Give & Take
How Government Advertising Corrupts Media Freedom
Over a period of four years, the Mexican government spent 2 billion US dollars in promoting its image through mass media. The television sector received 35% of these resources, followed by the radio with 19%, the printed media with 17% and the online media with 6%.
After the Center of Analysis and Investigation Fundar published its results in a 2017 report, it triggered public discomfort about the control over media and the resulting limits to freedom of expression.
As a response, close to one hundred independent civil organizations, research centers, academics and digital platforms joined the collective movement #MediosLibres, an initiative that demands from the Mexican parliament to pass a law to regulate the spending and distribution of government advertising, as it was also instructed by the Supreme Court of Justice few months ago. The legislators are facing a deadline of until 30th of April 2018 to propose a law, but very few experts are optimistic that this would happen during an election year.
The most dominant media have not made any declarations related to this, since they are the primary beneficiaries from the budget for government advertising. Among the media that receive the largest share of this budget item are: Grupo Televisa (17%) and TV Azteca (9.8%); but also, the journal El Universal (2.7%) and Grupo Fórmula (2.7%), according to the report from Fundar. This report additionally reveals that the Mexican government has spent 72% more than the resources authorized by the parliament.
A New York Times report reveals that the administration of the President Enrique Peña Nieto has pressured the Mexican media not to publish news that are unfavorable and to give priority to news and messages issued directly from the government press offices.
A lot in very few hands
There are more than thousand officially registered media providers in the country that are eligible to receive budget for government publicity. However, between 40 and 50 percent of these 2 billion dollars – a quantity that equals the costs for housing reconstruction after the September 2017 earthquake – have been given to only a dozen of media outlets, among which are the 20th century media elites.

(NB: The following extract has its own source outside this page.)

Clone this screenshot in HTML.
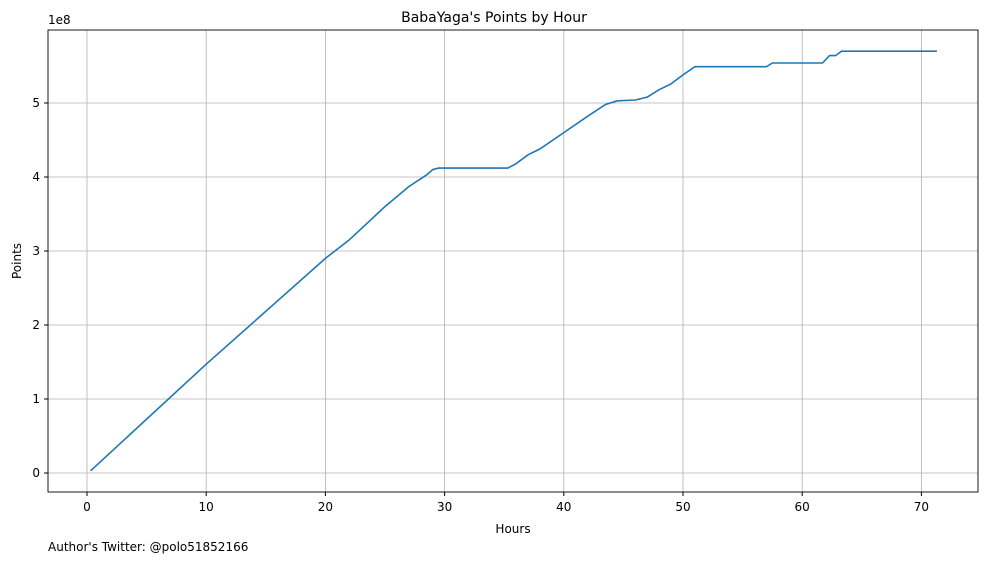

Televisa, TV Azteca and recently Grupo Imagen receive most of the resources for government publicity on television; Fórmula, Centro, Imagen, MVS and Acir are among the broadcasters that receive the largest share of government advertising on radio; El Universal, Milenio, Excélsior, Los Soles, La Jornada and even La Crónica de hoy – a daily newspaper with very low print out – are in the list of newspapers with most government contracts.
The online media with largest audience share, such as Aristegui Noticias, Sin Embargo and Animal Político, receive very small amounts from the government. However, founded less than a decade ago and identified as government critics, these digital media became the most visited in the last few years, with 2 million unique visits each.
A similar pattern can be observed with those print media that maintain an independent editorial policy, such as the influential journal Reforma and the magazine Proceso. The last one is also one of the most read online platforms, according to the measurements of ComScore.
The “captured media”
Experts such as Manuel Alejandro Guerrero and Mireya Márquez-Ramírez, form the Ibero-American University, have pointed out that alliances of complicity between the media and the political elites favor the media concentration; and that the media on the other hand has been historically legitimizing the political power.
In their book Media Systems and Communication Policies in Latin America, published in English by Palgrave Macmillan, they explain that the nature of the so called captured liberal media is a phenomenon typical for Latin America. They further explain that these media are liberal since they are designed under the model of private financing and are ruled by the market; but at the same time, they are captured, since in comparison to being liberal they are not guided by the public interest but are being subordinated and conditioned in different degrees by the political, economic and governmental interests. Guerrero and Márquez Ramírez emphasize the necessity of stronger regulation and stronger informative character of the Mexican media.
Author of several books about communication media, the sociologist Raúl Trejo Delarbre claims that government advertising is a typically Mexican perversion. Although in many other countries there is a public budget destined it, nowhere else do the ruling politicians have such an amount of money at their disposal to promote themselves. Government advertising is so embedded in the Mexican political culture, especially when it comes to the interwoven relationship between the executive power and the media, that any proposal for more regulation in this sphere would come as a surprise to many.
From the 42 media outlets analyzed by MOM Mexico, 38 receive important amounts of money for government advertising. The other five that don’t are influential news websites which are not on the government’s list of favorites: Aristegui Noticias, Sin Embargo, Animal Político and Proceso.